Al construir identidades falsas, las usinas oficiales (nutridas de funcionarios pagos, pero también de fanáticos amateurs), configuran un escenario virtual perfecto. Cuando Timerman se pelea con un Eliaschev inventado por él y Fernández se ofusca con un Leuco engendrado por su propia tropa, consiguen reeditar un viejo sueño totalitario.

El georgiano Stalin, por ejemplo, vivió y murió antes de la era de Internet, pero debe envidiar a sus émulos criollos desde su cadáver embalsamado. El sátrapa soviético era un campeón imbatible a la hora de inventar enemigos. Primero, el aparato comunista desacreditaba a los chivos emisarios con la espesa retórica de la propaganda oficial. Después iban por ellos. Pequeñoburgueses, aliados objetivos del imperialismo, sionistas enemigos del socialismo real, revisionistas socialdemócratas, toda la inmunda retórica del bolchevismo de aquella época (¿pretérita?) parte de la misma y pétrea base conceptual.

El enemigo, satanizado, es reinventado a paladar del poder. Se le hacen decir cosas y se le atribuyen hechos a partir de los cuales se encaran contraofensivas puntuales. Es directamente un robo de identidad, penosamente convalidado a veces por unos medios a los que nada les gusta más que el escándalo permanente, a como dé lugar.

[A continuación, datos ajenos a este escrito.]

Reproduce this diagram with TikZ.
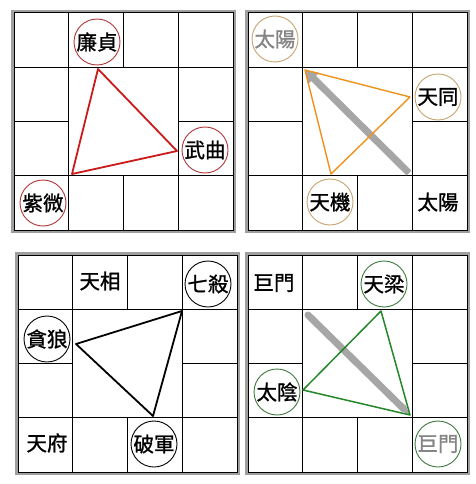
\documentclass[tikz,border=0pt]{standalone}
\usepackage{fontspec}
\newfontfamily\cjk[FakeBold=1.2]{Noto Sans CJK TC}
\usetikzlibrary{arrows.meta}
\definecolor{redc}{HTML}{B03838}
\definecolor{redt}{HTML}{CC1A1A}
\definecolor{orc}{HTML}{C8A470}
\definecolor{ort}{HTML}{F0921E}
\definecolor{grc}{HTML}{3C7A3C}
\definecolor{grt}{HTML}{25862A}
\definecolor{arrg}{HTML}{A6A6A6}
\definecolor{txtg}{HTML}{858585}
\tikzset{
  gridline/.style={black, line width=1pt},
  outerg/.style={draw=gray!75, line width=2.5pt},
  star/.style={circle, minimum size=46pt, inner sep=0pt, line width=0.9pt, font=\cjk\fontsize{20.5}{20.5}\selectfont},
  plain/.style={inner sep=0pt, font=\cjk\fontsize{20.5}{20.5}\selectfont},
  tri/.style={line width=1.8pt, line join=round},
  bigarrow/.style={draw=arrg, line width=7pt},
}
\newcommand\gridpanel[2]{%
  \begin{scope}[shift={(#1,#2)}]
    \draw[outerg] (-1.5,-1.5) rectangle (220.5,218.5);
    \draw[gridline] (0,0) rectangle (219,217);
    \draw[gridline] (54.75,0) -- (54.75,217) (164.25,0) -- (164.25,217)
      (0,54.25) -- (219,54.25) (0,162.75) -- (219,162.75)
      (109.5,0) -- (109.5,54.25) (109.5,162.75) -- (109.5,217)
      (0,108.5) -- (54.75,108.5) (164.25,108.5) -- (219,108.5);
  \end{scope}}
\begin{document}
\begin{tikzpicture}[x=1pt, y=-1pt]
\useasboundingbox[fill=white] (0,0) rectangle (475,484);
% grids
\gridpanel{14}{13}
\gridpanel{248}{13}
\gridpanel{18}{255}
\gridpanel{248}{255}
% ---------- panel 1 ----------
\node[star, draw=redc, fill=white] (lianzhen) at (97,42) {廉貞};
\node[star, draw=redc, fill=white] (wuqu) at (205,150) {武曲};
\node[star, draw=redc, fill=white] (ziwei) at (43,203) {紫微};
\coordinate (r1) at (98,69);
\coordinate (r2) at (177,151);
\coordinate (r3) at (72,174);
\draw[tri, draw=redt] (r1) -- (r2) -- (r3) -- cycle;
% ---------- panel 2 ----------
\node[star, draw=orc, fill=white, text=txtg] (taiyangA) at (275,39) {太陽};
\node[star, draw=orc, fill=white] (tiantong) at (438,97) {天同};
\node[star, draw=orc, fill=white] (tianji) at (330,202) {天機};
\node[plain] (taiyangB) at (438,202) {太陽};
\coordinate (o1) at (305,70);
\coordinate (o2) at (410,97);
\coordinate (o3) at (331,174);
\coordinate (a2s) at (409,173);
\draw[bigarrow, -{Triangle[width=15pt,length=12pt]}] (a2s) -- (o1);
\draw[tri, line width=1.4pt, draw=ort] (o1) -- (o2) -- (o3) -- cycle;
% ---------- panel 3 ----------
\node[plain] (tianxiang) at (100,281) {天相};
\node[star, draw=black, fill=white] (qisha) at (208,284) {七殺};
\node[star, draw=black, fill=white] (tanlang) at (47,339) {貪狼};
\node[plain] (tianfu) at (47,443) {天府};
\node[star, draw=black, fill=white] (pojun) at (154,444) {破軍};
\coordinate (k1) at (182,311);
\coordinate (k2) at (76,344);
\coordinate (k3) at (153,416);
\draw[tri, draw=black] (k1) -- (k2) -- (k3) -- cycle;
% ---------- panel 4 ----------
\node[plain] (jumenA) at (274,283) {巨門};
\node[star, draw=grc, fill=white] (tianliang) at (384,284) {天梁};
\node[star, draw=grc, fill=white] (taiyin) at (277,392) {太陰};
\node[star, draw=grc, fill=white, text=txtg] (jumenB) at (438,444) {巨門};
\coordinate (g1) at (381,311);
\coordinate (g2) at (303,390);
\coordinate (g3) at (410,415);
\coordinate (a4s) at (308,315);
\draw[bigarrow, line cap=round, -{Triangle[width=7pt,length=10pt]}] (a4s) -- (g3);
\draw[tri, line width=1.5pt, draw=grt] (g1) -- (g2) -- (g3) -- cycle;
\end{tikzpicture}
\end{document}
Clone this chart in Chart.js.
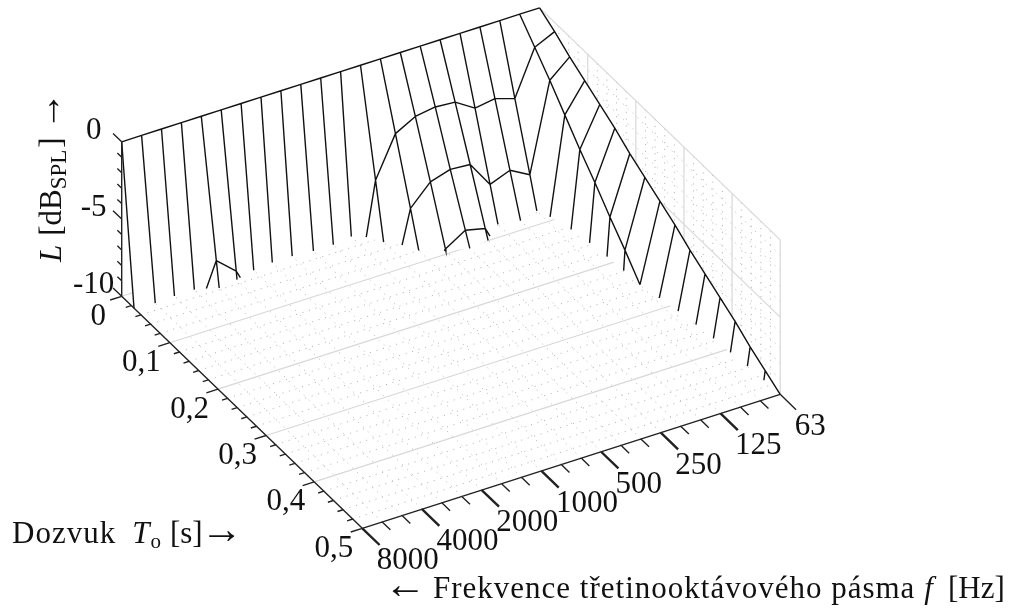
<!DOCTYPE html>
<html>
<head>
<meta charset="utf-8">
<script src="https://cdn.jsdelivr.net/npm/chart.js@4/dist/chart.umd.min.js"></script>
<style>
  body { margin: 0; background: #fff; }
</style>
</head>
<body>
<canvas id="graf" width="1015" height="608"></canvas>
<script>
// tretinooktavova pasma, zleva doprava podle osy
const pasma = [8000, 6300, 5000, 4000, 3150, 2500, 2000, 1600, 1250, 1000, 800, 630, 500, 400, 315, 250, 200, 160, 125, 100, 80, 63];
const dozvuk = [0, 0.03125, 0.0625, 0.09375, 0.125, 0.15625, 0.1875, 0.21875, 0.25, 0.28125, 0.3125, 0.34375, 0.375, 0.40625, 0.4375, 0.46875, 0.5];

// odectene hladiny v dB, kazdy radek konci prvni hodnotou pod -10
const L8000 = [0, -12.2];
const L6300 = [0, -11.0];
const L5000 = [0, -11.6];
const L4000 = [0, -11.6];
const L3150 = [0, -8.4, -16.8];
const L2500 = [0, -9.5, -19];
const L2000 = [0, -11.9];
const L1600 = [0, -13.3];
const L1250 = [0, -13.3];
const L1000 = [0, -11.9];
const L800 = [0, -11.9];
const L630 = [0, -14];
const L500 = [0, -6.5, -13];
const L400 = [0, -3.9, -7.8, -11.8];
const L315 = [0, -3.2, -6.5, -9.9, -13.2];
const L250 = [0, -3.0, -6.1, -9.1, -12.1];
const L200 = [0, -3.1, -6.2, -9.4, -12.5];
const L160 = [0, -3.9, -7.9, -11.9];
const L125 = [0, -3.7, -7.4, -11.1];
const L100 = [0, -4.1, -8.1, -12.2, -16.3, -20.4, -24.5, -28.6, -32.6];
const L80 = [0, -1.2, -2.4, -3.7, -5, -6.2, -7.5, -8.7, -10, -11.2, -12.5, -13.7, -15, -16.2, -17.5, -18.7, -20];
const L63 = [0, -0.6, -1.3, -1.9, -2.5, -3.1, -3.8, -4.4, -5, -5.6, -6.3, -6.9, -7.5, -8.1, -8.8, -9.4, -10];
const hladiny = [L8000, L6300, L5000, L4000, L3150, L2500, L2000, L1600, L1250, L1000, L800, L630, L500, L400, L315, L250, L200, L160, L125, L100, L80, L63];

const popiskyF = ['8000', '4000', '2000', '1000', '500', '250', '125', '63'];
const popiskyT = ['0', '0,1', '0,2', '0,3', '0,4', '0,5'];
const popiskyL = ['0', '-5', '-10'];

const DNO = -10;
const posledni = pasma.length - 1;

// pohled na 3D osy: i = poradi pasma, t = dozvuk, z = hladina
function pohled(i, t, z) {
  return {
    x: 121.7 + 19.9 * i + 481.2 * t,
    y: 141.8 - 6.38 * i + 464 * t - 15.45 * z
  };
}

function uzel(i, k) {
  return { i: i, t: dozvuk[k], z: hladiny[i][k] };
}

// prusecik s rovinou dna
function naDne(a, b) {
  const s = (DNO - a.z) / (b.z - a.z);
  return { i: a.i + (b.i - a.i) * s, t: a.t + (b.t - a.t) * s, z: DNO };
}

function useky(cary) {
  const body = [];
  for (const cara of cary) {
    for (const b of cara) body.push(b);
    body.push({ x: NaN, y: NaN });
  }
  return body;
}

function cara3d(a, b) {
  return [pohled(a[0], a[1], a[2]), pohled(b[0], b[1], b[2])];
}

// sit plochy
const sit = [];
hladiny.forEach(function (rada, i) {
  const cara = [];
  for (let k = 0; k < rada.length; k++) {
    const u = uzel(i, k);
    if (u.z >= DNO) {
      cara.push(pohled(u.i, u.t, u.z));
    } else {
      const c = naDne(uzel(i, k - 1), u);
      cara.push(pohled(c.i, c.t, c.z));
      break;
    }
  }
  sit.push(cara);
});
for (let k = 0; k < dozvuk.length; k++) {
  for (let i = 0; i < posledni; i++) {
    if (hladiny[i][k] === undefined || hladiny[i + 1][k] === undefined) continue;
    const a = uzel(i, k);
    const b = uzel(i + 1, k);
    if (a.z < DNO && b.z < DNO) continue;
    const ca = a.z < DNO ? naDne(b, a) : a;
    const cb = b.z < DNO ? naDne(a, b) : b;
    sit.push([pohled(ca.i, ca.t, ca.z), pohled(cb.i, cb.t, cb.z)]);
  }
}

function konecPasma(i) {
  const rada = hladiny[i];
  for (let k = 1; k < rada.length; k++) {
    if (rada[k] < DNO) return naDne(uzel(i, k - 1), uzel(i, k));
  }
  return uzel(i, rada.length - 1);
}

// bila maska: plocha zakryva mrizku dna a steny
const maska = [];
for (let i = 0; i <= posledni; i++) maska.push(pohled(i, 0, 0));
for (let k = 1; k < dozvuk.length; k++) maska.push(pohled(posledni, dozvuk[k], hladiny[posledni][k]));
for (let i = posledni; i > 0; i--) {
  const prechody = [];
  for (let k = 0; k < dozvuk.length; k++) {
    if (hladiny[i][k] === undefined || hladiny[i - 1][k] === undefined) continue;
    const a = uzel(i, k);
    const b = uzel(i - 1, k);
    if ((a.z < DNO) !== (b.z < DNO)) {
      const c = a.z < DNO ? naDne(b, a) : naDne(a, b);
      prechody.push(c);
    }
  }
  prechody.sort(function (p, q) { return q.t - p.t; });
  if (konecPasma(i).t < konecPasma(i - 1).t) prechody.reverse();
  for (const c of prechody) maska.push(pohled(c.i, c.t, c.z));
  const kon = konecPasma(i - 1);
  maska.push(pohled(kon.i, kon.t, kon.z));
}
maska.push(pohled(0, 0, 0));
// vypln orezava podle x prvniho a posledniho bodu, proto jeste jednou pravy roh
maska.push(pohled(posledni, 0.5, DNO));

// mrizka
const mrizkaHlavni = [];
const mrizkaTeckovana = [];
for (let j = 0; j <= 25; j++) {
  const t = j * 0.02;
  if (j % 5 === 0) {
    if (j < 25) mrizkaHlavni.push(cara3d([0, t, DNO], [posledni, t, DNO]));
    if (j > 0) mrizkaHlavni.push(cara3d([posledni, t, 0], [posledni, t, DNO]));
  } else {
    mrizkaTeckovana.push(cara3d([0, t, DNO], [posledni, t, DNO]));
    mrizkaTeckovana.push(cara3d([posledni, t, 0], [posledni, t, DNO]));
  }
}
for (let i = 0; i <= posledni; i++) mrizkaTeckovana.push(cara3d([i, 0, DNO], [i, 0.5, DNO]));
for (let z = 0; z >= DNO; z--) {
  if (z === 0 || z === -5) mrizkaHlavni.push(cara3d([posledni, 0, z], [posledni, 0.5, z]));
  else if (z !== DNO) mrizkaTeckovana.push(cara3d([posledni, 0, z], [posledni, 0.5, z]));
}

// osy a znacky
const osy = [
  cara3d([0, 0, 0], [0, 0, DNO]),
  cara3d([0, 0, DNO], [0, 0.5, DNO]),
  cara3d([0, 0.5, DNO], [posledni, 0.5, DNO]),
  cara3d([posledni, 0.5, DNO], [posledni, 0.533, DNO])
];
for (let j = 0; j <= 25; j++) {
  const t = j * 0.02;
  osy.push(cara3d([j % 5 === 0 ? -0.58 : -0.28, t, DNO], [0, t, DNO]));
}
for (let z = 0; z >= DNO; z--) {
  osy.push(cara3d([0, z % 5 === 0 ? -0.018 : -0.009, z], [0, 0, z]));
}
const znackyF = [];
pasma.forEach(function (f, i) {
  if (i === posledni) return;
  if (popiskyF.indexOf(String(f)) >= 0) znackyF.push(cara3d([i, 0.5, DNO], [i, 0.536, DNO]));
  else osy.push(cara3d([i, 0.5, DNO], [i, 0.517, DNO]));
});

function text(ctx, x, y, kusy) {
  let px = x;
  for (const kus of kusy) {
    ctx.font = (kus.styl || '') + ' ' + (kus.vel || 31) + 'px "Liberation Serif"';
    ctx.letterSpacing = (kus.ls || 0) + 'px';
    ctx.fillText(kus.t, px, y + (kus.dy || 0));
    px += ctx.measureText(kus.t).width + (kus.mezera || 0);
  }
  ctx.letterSpacing = '0px';
}

const popisky = {
  id: 'popisky',
  afterDraw(chart) {
    const ctx = chart.ctx;
    const sx = chart.scales.x;
    const sy = chart.scales.y;
    const misto = function (i, t, z) {
      const p = pohled(i, t, z);
      return { x: sx.getPixelForValue(p.x), y: sy.getPixelForValue(p.y) };
    };
    ctx.save();
    ctx.fillStyle = '#111';
    ctx.textBaseline = 'alphabetic';
    ctx.font = '31px "Liberation Serif"';

    ctx.textAlign = 'left';
    for (const s of popiskyF) {
      const p = misto(pasma.indexOf(Number(s)), 0.5, DNO);
      ctx.fillText(s, p.x + 14.5, p.y + 41);
    }
    ctx.textAlign = 'right';
    for (const s of popiskyT) {
      const p = misto(0, Number(s.replace(',', '.')), DNO);
      ctx.fillText(s, p.x - (s === '0' ? 15.7 : 9), p.y + 28.5);
    }
    ctx.textAlign = 'center';
    for (const s of popiskyL) {
      const p = misto(0, 0, Number(s));
      ctx.fillText(s, p.x - 28, p.y - 3.2);
    }

    ctx.textAlign = 'left';
    text(ctx, 12, 543, [
      { t: 'Dozvuk', ls: 1, mezera: 16 },
      { t: 'T', styl: 'italic', mezera: 1 },
      { t: 'o', vel: 21, dy: 5, mezera: 9 },
      { t: '[s]', mezera: -2 },
      { t: '→', vel: 42 }
    ]);
    text(ctx, 384, 598, [
      { t: '←', vel: 42, mezera: 7 },
      { t: 'Frekvence třetinooktávového pásma', ls: 1, mezera: 9 },
      { t: 'f', styl: 'italic', mezera: 15 },
      { t: '[Hz]' }
    ]);

    ctx.translate(61, 262);
    ctx.rotate(-Math.PI / 2);
    text(ctx, 0, 0, [
      { t: 'L', styl: 'italic', mezera: 9 },
      { t: '[dB' },
      { t: 'SPL', vel: 23, dy: 5, mezera: 2 },
      { t: ']', mezera: 7 },
      { t: '→', vel: 38, dy: -1 }
    ]);
    ctx.restore();
  }
};

new Chart(document.getElementById('graf'), {
  type: 'scatter',
  data: {
    datasets: [
      { label: 'osy', data: useky(osy), showLine: true, borderColor: '#222', borderWidth: 1.4, pointRadius: 0 },
      { label: 'hlavni znacky', data: useky(znackyF), showLine: true, borderColor: '#222', borderWidth: 2.4, pointRadius: 0 },
      { label: 'L', data: useky(sit), showLine: true, borderColor: '#111', borderWidth: 1.4, pointRadius: 0 },
      { label: 'maska', data: maska, showLine: true, borderWidth: 0, borderColor: '#fff', backgroundColor: '#fff', fill: 'shape', pointRadius: 0 },
      { label: 'mrizka', data: useky(mrizkaHlavni), showLine: true, borderColor: '#d8d8d8', borderWidth: 1.2, pointRadius: 0 },
      { label: 'tecky', data: useky(mrizkaTeckovana), showLine: true, borderColor: '#b4b4b4', borderWidth: 1, borderDash: [1.1, 5.7], pointRadius: 0 }
    ]
  },
  options: {
    responsive: false,
    animation: false,
    layout: { padding: 0 },
    plugins: { legend: { display: false }, tooltip: { enabled: false } },
    scales: {
      x: { type: 'linear', min: 0, max: 1015, display: false },
      y: { type: 'linear', min: 0, max: 608, reverse: true, display: false }
    }
  },
  plugins: [popisky]
});
</script>
</body>
</html>
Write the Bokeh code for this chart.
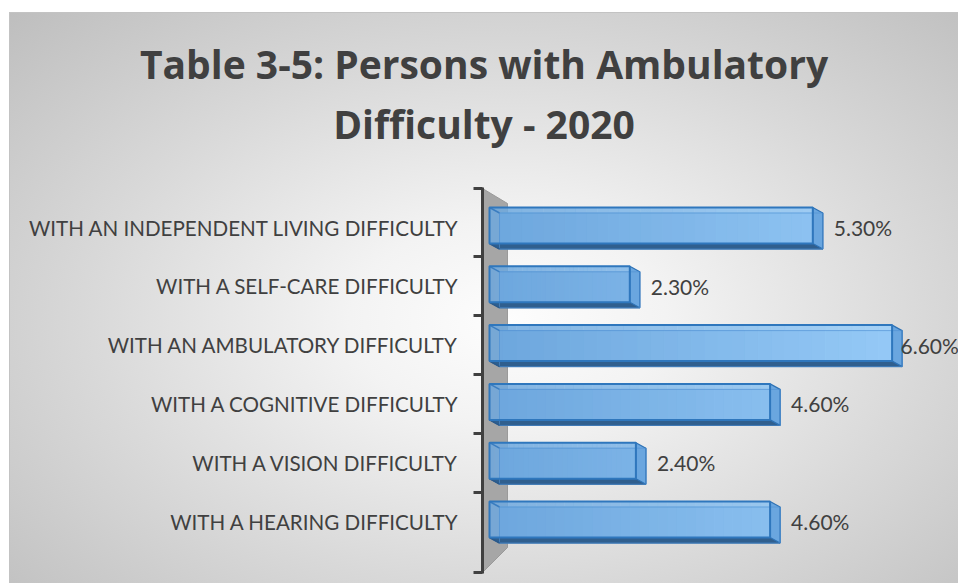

En lugar de robarse gente, ahora saquean personalidades. Lo intentan al menos, pero al interlocutar con fantasmagorías, los funcionarios no sólo revelan una imponente irresponsabilidad civil, algo de por sí muy grave. Lo que hacen, o al menos procuran, es esmerilar reputaciones, difuminar perfiles, desacreditar trayectorias.

Atragantados por lo que el fino periodista español Javier Cercas califica, de cara a su país, de “devastadora vocación de poder”, los inventores nativos de las falsas identidades digitales son meros apropiadores, vulgares secuestradores, piratas menores. Con el añadido de un dato aterrador que resignifica todo el asunto: los nuevos depredadores, así como los operadores del agit-prop kirchnerista en los medios oficiales y cripto-gubernamentales, son abiertamente endosados por el Gobierno, o cínicamente legitimados.

En diversas comunidades con similares intereses temáticos, el auge de las redes sociales muestra un virulento (y aparente) deseo de participación. Las empresas privadas y las reparticiones públicas hoy confrontan contingentes humanos armados de herramientas poderosas.

Usadas con frío oportunismo por una pedestre razón de Estado, en un país de indigencia ciudadana como la Argentina, estos nuevos instrumentos pivotean sobre lo peor. Mentiras, sarcasmos, injurias, deformaciones y descalificaciones proliferan y se potencian. Ahora, se añade el robo de identidad, una irresponsabilidad siniestra.